I am a bit stuck on this question:
Suppose that $X_t = W_t + \alpha t$, where $W$ is a standard Brownian motion, and let $\mathcal{F}_t = \sigma ( X_u: 0 \leq u \leq t)$. The drift is constant in time but unknown: it takes one of the values $a$ or $-a$, where $a>0$. Each of the two possible values has equal (prior) probability.
Want to show that the dynamics of $X$ evolves as follows:
$$dX_t = d \hat{W}_t + a \tanh a X_t \, dt,$$
where $\hat{W}$ is a $\mathcal{F}_t$-Brownian motion.

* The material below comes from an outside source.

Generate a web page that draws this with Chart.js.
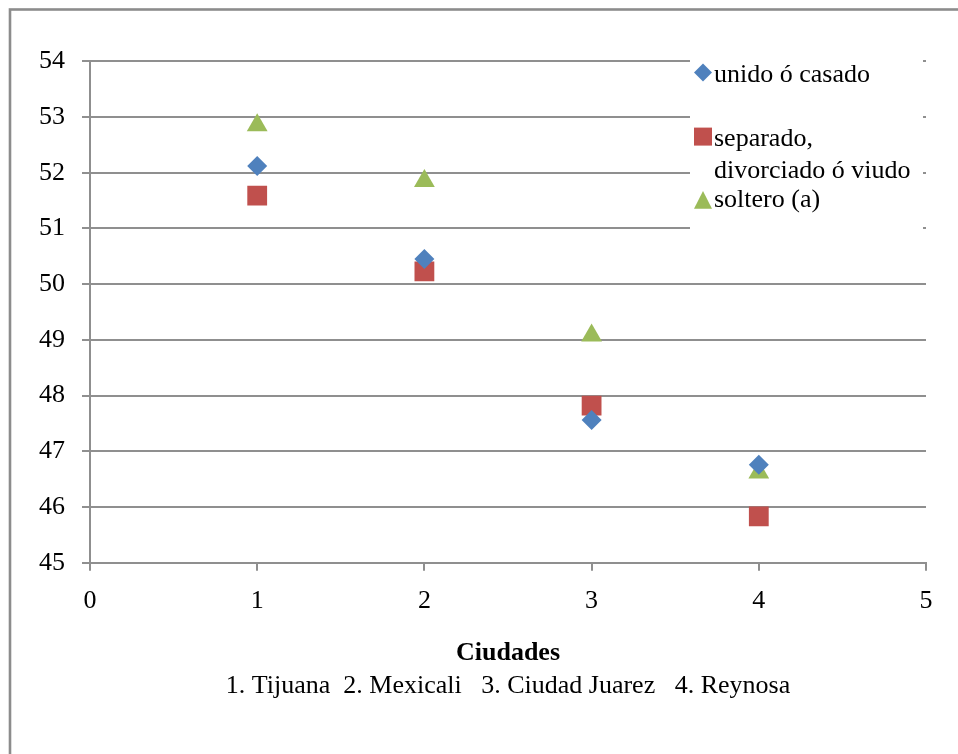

Progress in my solution so far:
By simple calculations, it can be shown that the posterior for $\alpha$ is of the form $$ \mathbb{P} [\alpha =a | \mathcal{F}_t ] = \frac{ \exp\{a X_t\} }{\exp\{aX_t\} + \exp\{-a X_t\}}.$$ This shows that $\mathbb{E} (\alpha | \mathcal{F}_t) = a \tanh a X_t.$ I am stuck from here. I have tried applying Girsanov theorem to $\mathbb{E} ( \alpha | \mathcal{F}_t ) - \alpha$, but it doesn't really work. Are there any tricks you can think of?
First of all, note that $\sigma(X_t)=\sigma({W}_t)$ since Borel sigma-algebras are translation invariant, so that $\mathcal{F}_t = \mathcal{F}^{W}_t$ for each $t\geqslant 0$. Now, for the filtered space $\left(\Omega,\mathcal{F}, (\mathcal{F}_{t})_{t\geqslant 0},\mathbb{P} \right)$ you have shown $$ \mathbb{E}\left[\alpha \vert \mathcal{F}_t\right] = a \tanh aX_t\,. $$
Consequently, consider a re-write of $\mathrm d X_t$ as $$ \mathrm dX_t = \left(\mathrm dW_t + \left(\alpha - \mathbb{E}\left[\alpha \vert \mathcal{F}_t\right]\right)\mathrm dt\right) + \mathbb{E}\left[\alpha \vert \mathcal{F}_t\right]\mathrm dt, $$ which suggests we define $$ \mathrm d\hat{W}_t := \mathrm dW_t + \left(\alpha - \mathbb{E}\left[\alpha \vert \mathcal{F}_t\right]\right)\mathrm dt\,.\tag 1 $$
Note that, for the continuous process "$-\int\limits_{0}^{t}\left(\alpha - \mathbb{E}\left[\alpha \vert \mathcal{F}_s\right]\right) \mathrm ds$", we have, $$ \int\limits_{0}^{t}\left(\alpha - \mathbb{E}\left[\alpha \vert \mathcal{F}_s\right]\right)^2\mathrm ds < \int\limits_{0}^{t}\left(\Big\vert\alpha\Big\vert + \Big\vert\mathbb{E}\left[\alpha \vert \mathcal{F}_s\right]\Big\vert\right)^2\mathrm ds < \int\limits_{0}^{t}\left(a + a\right)^2\mathrm ds = 4a^2t < \infty\,. $$
This means Novikov's Condition is satisfied: $$ \mathbb{E}\left[e^{\frac{1}{2}\int\limits_{0}^{t}\left(\alpha - \mathbb{E}\left[\alpha \vert \mathcal{F}_s\right]\right)^2\mathrm ds}\right] < e^{2a^2t} < \infty. $$
Therefore, by a corollary of Girsanov's theorem using the preferred measure suggested by the theorem, $\hat{W}_t$ defined by $(1)$ is a $\mathcal{F}^{W}_t$-Brownian motion and, therefore, it is a $\mathcal{F}_t$-Brownian motion.